Il n’y a pas que la victoire dans la vie. Pas que le rush d’adrénaline de la river miraculeuse, la douce euphorie des triomphes annoncés que rien ne vient trahir. Pas que les billets qui passent de main en main pour finir dans sa poche, pas que les trophées à empiler, les credit-card roulettes jamais perdues, les regards empreints d’admiration, les amitiés nouvelles et éphémères. Il y a la défaite, aussi. La solitude d’un casino à 8h du matin, en pleine semaine, quand les petits-déjeuners offerts par l’établissement sont autant d’incitation à rester encore un peu, histoire de se refaire, de ne pas affronter le ciel grisâtre qui a englouti la ville, ne pas croiser son regard dans les miroirs fumés des couloirs qui amènent vers la sortie.
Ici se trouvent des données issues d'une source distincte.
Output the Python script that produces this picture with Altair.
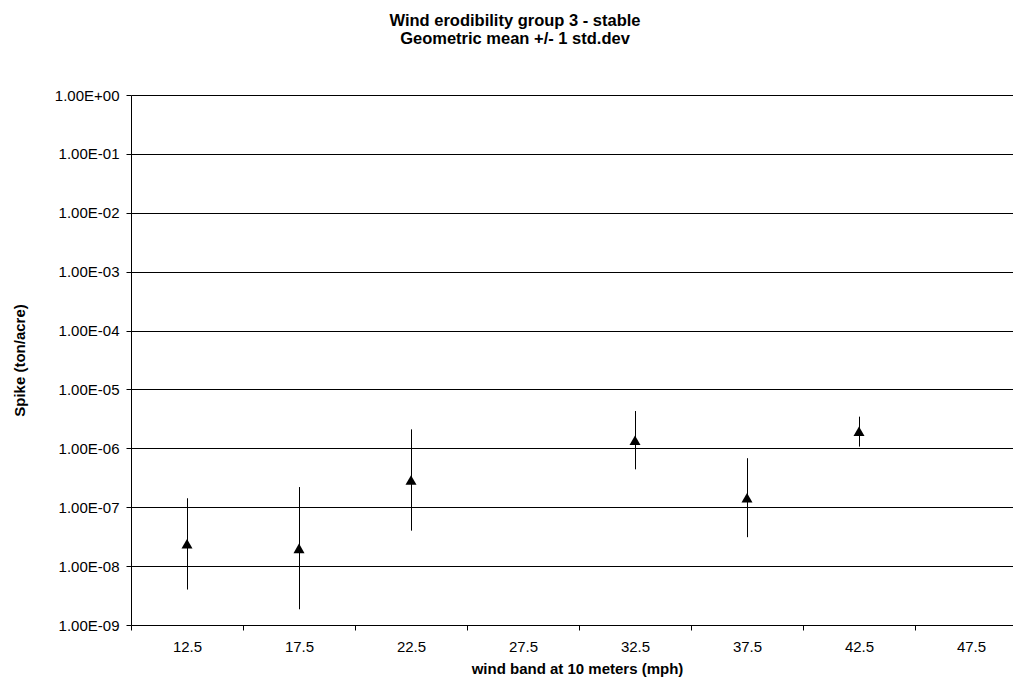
import altair as alt
import pandas as pd

# Data
wind = [12.5, 17.5, 22.5, 32.5, 37.5, 42.5]
geo_mean = [2.4e-8, 2.0e-8, 2.9e-7, 1.37e-6, 1.45e-7, 1.95e-6]
lower = [4.0e-9, 1.85e-9, 4.0e-8, 4.4e-7, 3.1e-8, 1.07e-6]
upper = [1.42e-7, 2.2e-7, 2.1e-6, 4.3e-6, 6.8e-7, 3.45e-6]

x_labels = [12.5, 17.5, 22.5, 27.5, 32.5, 37.5, 42.5, 47.5]
x_ticks = [10, 15, 20, 25, 30, 35, 40, 45]
y_ticks = [1e-9, 1e-8, 1e-7, 1e-6, 1e-5, 1e-4, 1e-3, 1e-2, 1e-1, 1e0]

df = pd.DataFrame({"wind": wind, "mean": geo_mean, "lo": lower, "hi": upper})

FONT = "Liberation Sans"

x_scale = alt.Scale(domain=[10, 49.375], nice=False, zero=False)
y_scale = alt.Scale(type="log", domain=[1e-9, 1], nice=False)

x_axis = alt.Axis(
    values=sorted(x_ticks + x_labels),
    labelExpr="datum.value % 5 == 0 ? '' : format(datum.value, '.1f')",
    tickOpacity={"condition": {"test": "datum.value % 5 == 0", "value": 1}, "value": 0},
    labelOverlap=False,
    labelFlush=False,
    grid=False,
    tickSize=5,
    labelPadding=9,
    labelFontSize=15,
    title="wind band at 10 meters (mph)",
    titleFontSize=15,
    titleFontWeight="bold",
    titleX=446,
    titleY=48,
    titleAlign="center",
    titleBaseline="alphabetic",
)

y_axis = alt.Axis(
    values=y_ticks,
    labelExpr="'1.00E' + (round(log(datum.value)/LN10) < 0 ? '-' : '+') + (abs(round(log(datum.value)/LN10)) < 10 ? '0' : '') + abs(round(log(datum.value)/LN10))",
    grid=True,
    gridColor="#000000",
    gridOpacity=1,
    gridWidth=1,
    tickSize=5,
    labelPadding=7,
    labelFontSize=15,
    title="Spike (ton/acre)",
    titleFontSize=15,
    titleFontWeight="bold",
    titleX=-112,
    titleY=265,
    titleAlign="center",
    titleBaseline="middle",
)

base = alt.Chart(df)

bars = base.mark_rule(color="black", strokeWidth=1, xOffset=0.5).encode(
    x=alt.X("wind:Q", scale=x_scale, axis=x_axis),
    y=alt.Y("lo:Q", scale=y_scale, axis=y_axis),
    y2="hi:Q",
)

points = base.mark_point(
    shape="triangle-up", filled=True, size=121, color="black", opacity=1
).encode(
    x=alt.X("wind:Q", scale=x_scale),
    y=alt.Y("mean:Q", scale=y_scale),
)

chart = (
    alt.layer(bars, points)
    .properties(
        width=882,
        height=530,
        autosize=alt.AutoSizeParams(type="none"),
        padding={"left": 123, "top": 87, "right": 0, "bottom": 52},
        title=alt.TitleParams(
            text=["Wind erodibility group 3 - stable", "Geometric mean +/- 1 std.dev"],
            fontSize=16.5,
            fontWeight="bold",
            font=FONT,
            color="black",
            anchor="middle",
            frame="group",
            dx=-57,
            offset=41,
            lineHeight=18,
        ),
    )
    .configure(font=FONT)
    .configure_axis(
        labelFont=FONT,
        titleFont=FONT,
        labelColor="black",
        titleColor="black",
        domainColor="black",
        tickColor="black",
        domainWidth=1,
        tickWidth=1,
    )
    .configure_view(strokeWidth=0)
)

chart.save("out.html", embed_options={"renderer": "svg", "actions": False})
En arrivant trop tôt ce matin au casino Bratislava, la ferveur de 23h59 s’est éclipsée depuis quelques heures. Les vainqueurs, eux, dorment du sommeil de ceux qui ont vu juste. Ne restent que les joueurs, les vrais joueur, ceux qui se fichent bien de gagner et de décaver. Le parfum capiteux qui flotte dans les casinos et les clubs de jeux du monde entier (une amie, ancienne responsable d’un cercle de jeu parisien, m’avait un jour confié que cette odeur si typique aux établissements de jeux, constituait pour elle une madeleine de Proust olfactive, comme l’odeur du poulet dominical, qui la réconfortait immédiatement, par habitude) a depuis longtemps été dissipé par l’odeur du tabac froid. Au sous-sol, machines à sous sous la forme modernes, roulettes électroniques ou avec croupier et tables de blackjack accueillent une dizaine d’irréductibles. Des joueurs locaux, habitués de ces wee hours où l’on joue par habitude, manque d’envie, voire lassitude. C’est l’illustration presque plastique de la grande théorie psychanalytique du joueur pathologique : il préfère perdre, afin d’avoir une raison de se plaindre —et donc d’être écouté, réconforté, materné.
La gagne, la ouinne, n’est pourtant pas interdite. Au hasard d’un billet de 50 € transformé en quelques minutes en plusieurs billets verts, on se découvre repartir les poches pleines, laissant derrière nous, très vite, le tabac froid, les mines grises, les cafés tièdes du buffet, les roulettes qui tournent dans le vide. A l’étage, les tournois de poker n’ont pas encore repris. Il faudra attendre midi, et l’arrivée d’une flopée de WIP (icônes télévisuelles, influenceurs, sportifs, etc.) ainsi que de joueurs pros pour que la fête reprenne et puisse battre son plein. Et là, peu importe la gagne tant qu’il y a le fun.